The reason for this density of cross-references reflects where CG-0550 sits in the DNV classification framework:
- DNV-ST-0378 (Lifting appliances) cross-references CG documents for the detailed survey and classification basis, particularly for offshore cranes that require DNV class certification
- DNV-OS-C101 (Structural design, LRFD method) references CGs when directing users to the structural assessment method used for classification-basis checks
- DNV-RU-SHIP Pt.2 and Pt.4 chapters on hull and machinery systems reference CG documents for detailed fabrication and survey acceptance criteria
- DNV-RP-N201 and similar pipeline and structural RPs cross-reference CGs for interface requirements when classified plant is involved
Each of those 42 references represents a point in an engineering calculation or review process where CG-0550 content is expected to be consulted. This is why gaps in a knowledge base that includes all the Standards but omits the CGs can silently produce incomplete answers.
7. Worked example: following the cross-reference trail
Consider a common scenario: an engineer is designing a fixed offshore crane pedestal for a new-build OSV that will operate on the Norwegian Continental Shelf under DNV classification. The contract references DNV-ST-0378 for the lifting appliance. Here is the full document chain that actually governs the work:
| Step | Document | What it requires | Leads to |
|---|---|---|---|
| 1 | DNV-ST-0378 | Lifting appliance design — load cases, DAF, material certs, padeye calcs, NDT | §5 references DNV-RU-SHIP Pt.4 Ch.6 for classed lifting appliances |
| 2 | DNV-RU-SHIP Pt.4 Ch.6 | Classification requirements for lifting appliances on classed vessels — CRANE notation scope, structural basis, safety device requirements | Directs to CG-0550 for the detailed survey and structural acceptance methodology |
| 3 | DNV-CG-0550 | Classification-basis load cases, proof load testing protocol, survey acceptance criteria, documentation for plan approval | References DNV-RU-SHIP Pt.2 Ch.2 for material grades and DNV-RP-C203 for fatigue |
| 4 | DNV-RU-SHIP Pt.2 Ch.2 | NV-grade structural steel requirements — charpy impact values, CE limits, welding procedure qualification | Also references EN 10204 §3.2 material certificates for primary structural steel |
| 5 | DNV-RP-C203 | Fatigue design of the crane pedestal–hull connection using S-N curves and hot-spot stress method | Standalone, but requires DNV-RP-C205 for wave load inputs |
| Parallel — NCS regulatory | NORSOK R-002 | Lifting operations procedures, competence, and inspection requirements (PSA scope) | Independent of classification — applies to the crane operations, not design |
The engineer who reads only DNV-ST-0378 and stops there will produce a technically defensible padeye calculation but miss the classification-basis load cases, the specific proof-load test protocol, and the material grade requirements that DNV surveyors will check at plan approval and survey stage. The "simple" contract reference to one standard actually imports five document levels.

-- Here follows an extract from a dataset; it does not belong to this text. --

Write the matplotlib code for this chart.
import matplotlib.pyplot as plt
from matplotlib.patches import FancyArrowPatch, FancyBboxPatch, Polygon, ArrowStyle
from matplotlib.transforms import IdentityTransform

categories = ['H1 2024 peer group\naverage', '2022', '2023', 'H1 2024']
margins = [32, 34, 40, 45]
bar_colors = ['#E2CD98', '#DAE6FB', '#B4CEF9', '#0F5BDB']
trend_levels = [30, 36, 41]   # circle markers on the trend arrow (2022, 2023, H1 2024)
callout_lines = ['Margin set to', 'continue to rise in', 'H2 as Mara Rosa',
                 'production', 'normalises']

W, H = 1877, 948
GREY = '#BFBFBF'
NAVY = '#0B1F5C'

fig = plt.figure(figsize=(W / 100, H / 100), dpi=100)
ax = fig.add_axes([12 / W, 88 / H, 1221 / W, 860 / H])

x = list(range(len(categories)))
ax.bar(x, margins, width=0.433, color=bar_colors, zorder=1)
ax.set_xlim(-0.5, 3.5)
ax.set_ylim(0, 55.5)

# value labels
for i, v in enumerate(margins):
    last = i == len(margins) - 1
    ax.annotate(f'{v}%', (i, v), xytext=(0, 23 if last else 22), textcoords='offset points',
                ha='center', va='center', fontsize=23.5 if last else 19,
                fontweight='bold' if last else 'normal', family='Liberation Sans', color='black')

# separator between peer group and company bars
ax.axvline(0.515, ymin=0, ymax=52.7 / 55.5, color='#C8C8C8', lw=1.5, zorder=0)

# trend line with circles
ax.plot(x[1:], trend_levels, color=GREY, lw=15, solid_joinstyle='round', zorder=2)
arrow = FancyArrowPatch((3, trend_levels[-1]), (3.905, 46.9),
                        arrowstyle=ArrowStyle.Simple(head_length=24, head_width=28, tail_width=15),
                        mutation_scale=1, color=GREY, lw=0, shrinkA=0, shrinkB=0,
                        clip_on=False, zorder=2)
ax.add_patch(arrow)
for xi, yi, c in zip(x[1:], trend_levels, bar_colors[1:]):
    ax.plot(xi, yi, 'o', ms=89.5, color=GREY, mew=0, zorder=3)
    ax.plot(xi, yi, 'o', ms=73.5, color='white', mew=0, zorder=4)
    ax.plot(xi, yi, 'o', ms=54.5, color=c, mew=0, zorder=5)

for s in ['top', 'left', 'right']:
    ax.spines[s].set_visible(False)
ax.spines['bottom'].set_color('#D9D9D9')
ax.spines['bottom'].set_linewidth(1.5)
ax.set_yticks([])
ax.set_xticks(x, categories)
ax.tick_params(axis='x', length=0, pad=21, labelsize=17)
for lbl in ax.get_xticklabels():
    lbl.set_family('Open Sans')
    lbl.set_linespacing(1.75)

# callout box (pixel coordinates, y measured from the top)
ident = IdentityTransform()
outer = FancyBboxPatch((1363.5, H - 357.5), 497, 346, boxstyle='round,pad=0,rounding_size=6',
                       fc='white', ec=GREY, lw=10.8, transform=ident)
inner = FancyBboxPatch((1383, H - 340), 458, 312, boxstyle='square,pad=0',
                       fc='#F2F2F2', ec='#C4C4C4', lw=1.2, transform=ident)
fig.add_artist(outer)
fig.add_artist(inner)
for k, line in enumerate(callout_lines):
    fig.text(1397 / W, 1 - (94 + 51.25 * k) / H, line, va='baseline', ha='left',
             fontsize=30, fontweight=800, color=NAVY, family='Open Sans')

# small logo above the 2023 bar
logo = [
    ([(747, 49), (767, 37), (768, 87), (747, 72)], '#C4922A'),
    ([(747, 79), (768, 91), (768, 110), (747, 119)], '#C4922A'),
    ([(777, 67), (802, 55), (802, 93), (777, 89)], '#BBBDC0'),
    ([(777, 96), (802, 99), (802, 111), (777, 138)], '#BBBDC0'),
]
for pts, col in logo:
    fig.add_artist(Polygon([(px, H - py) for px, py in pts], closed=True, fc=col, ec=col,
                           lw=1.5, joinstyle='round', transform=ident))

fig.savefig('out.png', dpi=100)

8. How to use CGs in an engineering workflow
In practice, most offshore engineering projects interact with CGs in one of three modes:
Mode 1 — Classification authority review
If DNV is the classification society for your equipment or installation, the relevant CG is part of the classification package from the start. Your survey plan, calculation notes, and inspection records need to align with the CG methodology. The project's interface with DNV (through a dedicated surveyor or the online approval portal) is the right channel for confirming which CG revision applies.
Mode 2 — Contractual reference
Many procurement specifications for offshore lifting equipment reference DNV Standards (like DNV-ST-0378) alongside a requirement to "comply with DNV class requirements." Even where the buyer is not DNV-classed, this wording imports the CG requirements into the contractual scope. Reading the governing standard alone is insufficient — the cross-reference trail must be followed.

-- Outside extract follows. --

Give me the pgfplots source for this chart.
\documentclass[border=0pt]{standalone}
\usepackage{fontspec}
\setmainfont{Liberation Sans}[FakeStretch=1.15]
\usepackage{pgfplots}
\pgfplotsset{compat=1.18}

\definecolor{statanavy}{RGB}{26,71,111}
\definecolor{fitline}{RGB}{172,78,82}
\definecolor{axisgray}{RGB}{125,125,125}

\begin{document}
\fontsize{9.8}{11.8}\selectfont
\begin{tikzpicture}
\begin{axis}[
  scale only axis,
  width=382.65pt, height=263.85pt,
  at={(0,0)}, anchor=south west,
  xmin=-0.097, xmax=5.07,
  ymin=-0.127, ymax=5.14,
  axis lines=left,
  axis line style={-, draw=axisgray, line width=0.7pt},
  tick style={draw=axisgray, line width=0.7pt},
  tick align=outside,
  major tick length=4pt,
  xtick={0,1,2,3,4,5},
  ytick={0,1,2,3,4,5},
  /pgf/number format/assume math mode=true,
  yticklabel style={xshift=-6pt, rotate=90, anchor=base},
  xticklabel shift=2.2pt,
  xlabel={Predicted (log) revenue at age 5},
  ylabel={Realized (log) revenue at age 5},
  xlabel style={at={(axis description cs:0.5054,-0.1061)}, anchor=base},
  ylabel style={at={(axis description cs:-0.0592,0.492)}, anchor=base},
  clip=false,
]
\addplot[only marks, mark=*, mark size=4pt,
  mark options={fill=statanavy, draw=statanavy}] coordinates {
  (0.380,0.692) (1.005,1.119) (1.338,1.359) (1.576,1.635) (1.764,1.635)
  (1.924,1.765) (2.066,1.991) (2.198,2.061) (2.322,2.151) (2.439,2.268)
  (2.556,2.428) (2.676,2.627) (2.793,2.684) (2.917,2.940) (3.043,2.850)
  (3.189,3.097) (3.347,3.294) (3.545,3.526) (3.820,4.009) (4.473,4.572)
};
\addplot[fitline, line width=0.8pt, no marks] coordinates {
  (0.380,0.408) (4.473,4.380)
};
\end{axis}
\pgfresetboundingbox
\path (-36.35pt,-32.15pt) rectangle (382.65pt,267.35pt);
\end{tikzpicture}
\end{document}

Mode 3 — Gap identification during design review
When an AI tool or drawing checker flags a CG reference, it signals that the primary standard is deferring to the CG for a specific engineering detail. Common examples: a padeye design to DNV-ST-0378 Appendix E may reference CG for crane structure integration; a structural analysis to DNV-OS-C101 may reference a CG for the structural assessment basis of classified components. In these cases, the CG is not optional context — it is the source of the acceptance criterion being applied.
9. Summary
DNV Classification Guidelines (CGs) are advisory documents that support DNV's Rules for Classification. They are not the same as Recommended Practices (RPs): CGs are tied to the DNV Rules hierarchy and set the expected methodology for classification survey and approval, whereas RPs are generally usable by any engineer regardless of whether classification is involved.

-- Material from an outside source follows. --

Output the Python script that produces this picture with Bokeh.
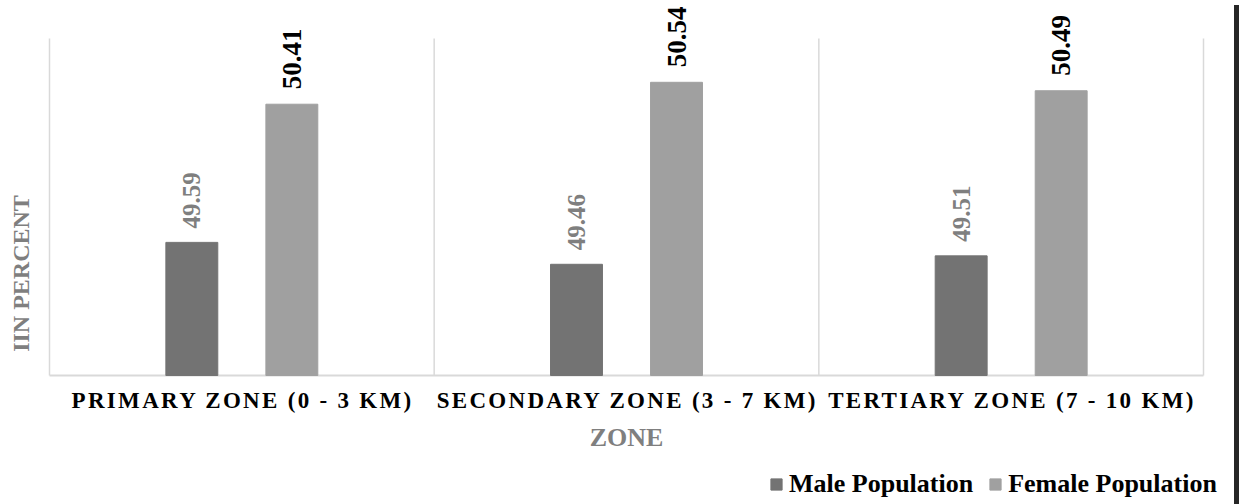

DNV-CG-0550 is a significant document in the offshore lifting appliance domain, appearing in 42 cross-references across the major DNV and NORSOK standards that govern lifting equipment, structural design, and offshore installation. Engineers working on DNV-classed lifting equipment should:
- Identify whether their governing standard (e.g. DNV-ST-0378, DNV-OS-C101) cross-references any CG documents
- Obtain the relevant CG through their organisation's DNV licence and review it alongside the primary standard
- Align calculation notes and survey documentation with the CG methodology — surveyors will expect this
- Not assume that compliance with the primary standard alone is sufficient for classification approval
The cross-reference density of DNV-CG-0550 across the major lifting and structural standards makes it a document worth understanding even for engineers who do not work directly on classification projects — it explains why DNV-classed equipment has specific documentation and testing requirements that can seem over-specified relative to the primary standard alone.